Are you ready to start a cosmetology career program? If you're not sure whether a cosmetology career is the right option for you, take a look at the questions to ask right now.
Do You Have a High School Degree or Equivalency?
The licensing requirements for cosmetologists and related beauty industry professionals differ by state. If your state requires all working cosmetologists to have a high school diploma or an equivalency, you'll need one of these options before you take the next step. Talk to the career program's staff or an admission representative about your state's requirements.
Why Do You Want to Work in Cosmetology?
Do you already have the educational credentials to start cosmetology school? Now that you know you can start school; you need to decide if you want to. Ask yourself why you want to go into this field. There are several possible reasons why people choose to start a career as a cosmetologist or beauty professional. If you spend your free time browsing online for makeup, haircare, and other similar products, offer free makeovers to your friends, or just enjoy anything related to beauty, then this is the business for you.
Do You Feel You Can Make a Livable Wage in the Industry?
Even though you want an enjoyable career, your soon-to-be new job needs to support you—and possibly your family. In 2019 the median pay for cosmetologists, barbers, and hairstylists was $26,270 per year, according to the U.S. Bureau of Labor Statistics (BLS).
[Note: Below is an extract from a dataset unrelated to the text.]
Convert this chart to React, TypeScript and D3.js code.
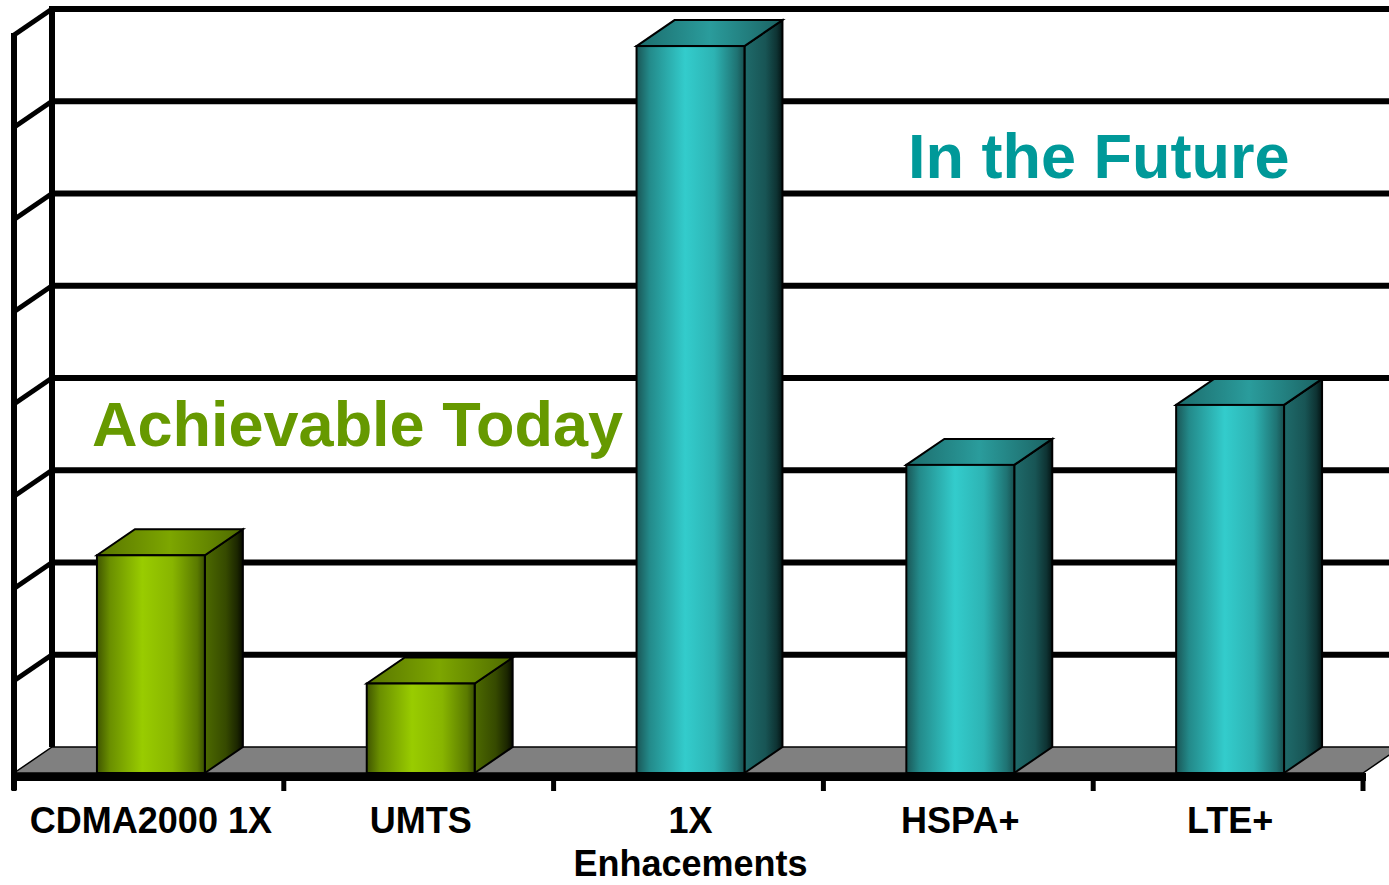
import React, { useEffect, useRef } from 'react';
import * as d3 from 'd3';

// chart data
const categories = ['CDMA2000 1X', 'UMTS', '1X Enhacements', 'HSPA+', 'LTE+'];
const labelLines = [['CDMA2000 1X'], ['UMTS'], ['1X', 'Enhacements'], ['HSPA+'], ['LTE+']];
const values = [2.36, 0.97, 7.88, 3.34, 3.99];
const groups = ['today', 'today', 'future', 'future', 'future'];
const gridTicks = [0, 1, 2, 3, 4, 5, 6, 7, 8];

const W = 1389;
const H = 885;

const App = () => {
  const ref = useRef<SVGGElement | null>(null);

  useEffect(() => {
    const g = d3.select(ref.current);
    g.selectAll('*').remove();

    // depth offset of the 3d box
    const DX = 38, DY = 26;
    const left = 14, right = 1363, floorY = 773;

    const x = d3.scaleBand<string>().domain(categories).range([left, right]).padding(0);
    const y = d3.scaleLinear().domain([0, 8]).range([floorY, floorY - 738]);
    const barW = x.bandwidth() * 0.4;

    const defs = g.append('defs');
    const grad = (id: string, stops: [number, string][]) => {
      const lg = defs.append('linearGradient').attr('id', id)
        .attr('x1', '0%').attr('x2', '100%').attr('y1', '0%').attr('y2', '0%');
      stops.forEach(s => lg.append('stop').attr('offset', s[0]).attr('stop-color', s[1]));
    };
    grad('todayFront', [[0, '#3f5500'], [0.12, '#6a8f00'], [0.42, '#99cc00'], [0.7, '#88b500'], [0.93, '#5a7a00'], [1, '#3a5000']]);
    grad('todaySide', [[0, '#4d6a00'], [0.55, '#364a00'], [0.85, '#1c2700'], [1, '#070a00']]);
    grad('todayTop', [[0, '#587500'], [0.5, '#7da600'], [1, '#4e6a00']]);
    grad('futureFront', [[0, '#1a5656'], [0.12, '#238a8a'], [0.45, '#33cccc'], [0.72, '#2db3b3'], [0.93, '#1f7373'], [1, '#185050']]);
    grad('futureSide', [[0, '#1f6b6b'], [0.55, '#185555'], [0.85, '#0e3333'], [1, '#041414']]);
    grad('futureTop', [[0, '#1c6c6c'], [0.5, '#2a9c9c'], [1, '#1b6262']]);

    // floor
    g.append('path')
      .attr('d', `M${left},${floorY}L${right},${floorY}L${right + DX},${floorY - DY}L${left + DX},${floorY - DY}Z`)
      .attr('fill', '#808080').attr('stroke', '#000').attr('stroke-width', 1.5);

    // back wall gridlines
    g.selectAll('.grid')
      .data(gridTicks.slice(1))
      .enter().append('line')
      .attr('x1', left + DX).attr('x2', W + 10)
      .attr('y1', d => y(d) - DY).attr('y2', d => y(d) - DY)
      .attr('stroke', '#000').attr('stroke-width', 6);

    // left wall
    g.append('line')
      .attr('x1', left + DX).attr('x2', left + DX)
      .attr('y1', y(8) - DY - 3).attr('y2', floorY - DY)
      .attr('stroke', '#000').attr('stroke-width', 6);
    g.append('line')
      .attr('x1', left).attr('x2', left)
      .attr('y1', y(8) - 2).attr('y2', floorY + 17)
      .attr('stroke', '#000').attr('stroke-width', 6);
    g.selectAll('.wall')
      .data(gridTicks.slice(1))
      .enter().append('line')
      .attr('x1', left).attr('x2', left + DX)
      .attr('y1', d => y(d)).attr('y2', d => y(d) - DY)
      .attr('stroke', '#000').attr('stroke-width', 5);

    // bars
    const bar = g.selectAll('.bar')
      .data(categories)
      .enter().append('g');
    bar.each(function (c, i) {
      const sel = d3.select(this);
      const x0 = (x(c) as number) + x.bandwidth() / 2 - barW / 2 + 2;
      const x1 = x0 + barW;
      const yt = y(values[i]);
      const grp = groups[i];
      sel.append('path')
        .attr('d', `M${x1},${floorY}L${x1 + DX},${floorY - DY}L${x1 + DX},${yt - DY}L${x1},${yt}Z`)
        .attr('fill', `url(#${grp}Side)`).attr('stroke', '#000').attr('stroke-width', 2);
      sel.append('path')
        .attr('d', `M${x0},${yt}L${x0 + DX},${yt - DY}L${x1 + DX},${yt - DY}L${x1},${yt}Z`)
        .attr('fill', `url(#${grp}Top)`).attr('stroke', '#000').attr('stroke-width', 2);
      sel.append('rect')
        .attr('x', x0).attr('y', yt).attr('width', barW).attr('height', floorY - yt)
        .attr('fill', `url(#${grp}Front)`).attr('stroke', '#000').attr('stroke-width', 2);
    });

    // x axis
    g.append('line')
      .attr('x1', left - 3).attr('x2', right + 3)
      .attr('y1', floorY + 4).attr('y2', floorY + 4)
      .attr('stroke', '#000').attr('stroke-width', 8);
    const edges = categories.map(c => x(c) as number).concat([right]);
    g.selectAll('.tick')
      .data(edges)
      .enter().append('line')
      .attr('x1', d => d).attr('x2', d => d)
      .attr('y1', floorY + 4).attr('y2', floorY + 18)
      .attr('stroke', '#000').attr('stroke-width', 5);

    // category labels
    g.selectAll('.label')
      .data(categories)
      .enter().append('text')
      .attr('x', d => (x(d) as number) + x.bandwidth() / 2)
      .attr('y', 833)
      .attr('text-anchor', 'middle')
      .style('font-family', '"Liberation Sans", Arial, sans-serif')
      .style('font-weight', 'bold')
      .style('font-size', '36px')
      .attr('fill', '#000')
      .each(function (d, i) {
        const t = d3.select(this);
        labelLines[i].forEach((ln, k) => {
          t.append('tspan').attr('x', (x(d) as number) + x.bandwidth() / 2 + 2)
            .attr('dy', k === 0 ? 0 : 43).text(ln);
        });
      });

    // annotations
    g.append('text')
      .attr('x', 92).attr('y', 446)
      .style('font-family', '"Liberation Sans", Arial, sans-serif')
      .style('font-weight', 'bold').style('font-size', '63px')
      .attr('fill', '#669900')
      .text('Achievable Today');
    g.append('text')
      .attr('x', 908).attr('y', 178)
      .style('font-family', '"Liberation Sans", Arial, sans-serif')
      .style('font-weight', 'bold').style('font-size', '63px')
      .attr('fill', '#009999')
      .text('In the Future');
  });

  return (
    <div>
      <svg width={W} height={H} style={{ position: 'absolute', left: 0, top: 0, background: '#fff' }}>
        <g ref={ref} />
      </svg>
    </div>
  );
};

export default App;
The median pay figure includes new cosmetologists who have entry-level positions and seasoned pros. This means you may make more or less than the median number. Salaries may also vary by region. To better understand what you can expect from your first job, talk to an experienced industry professional or the admissions counselor at your potential future school.
Do You Enjoy Being Around Other People?
You've reviewed the educational qualifications, taken stock of why you want to go into the beauty business, and are comfortable with your earning potential. Even though the bulk of your beauty-related job revolves around processes and procedures, you also need to communicate with your customers.
If you're not comfortable being around other people, you may find cosmetology a challenging career choice. But if you enjoy talking to friends, relatives, and just about anyone else, you may feel at ease in a customer-facing cosmetology job. Again, professionals in the field and cosmetology program staff can answer questions you may have about this aspect of the industry.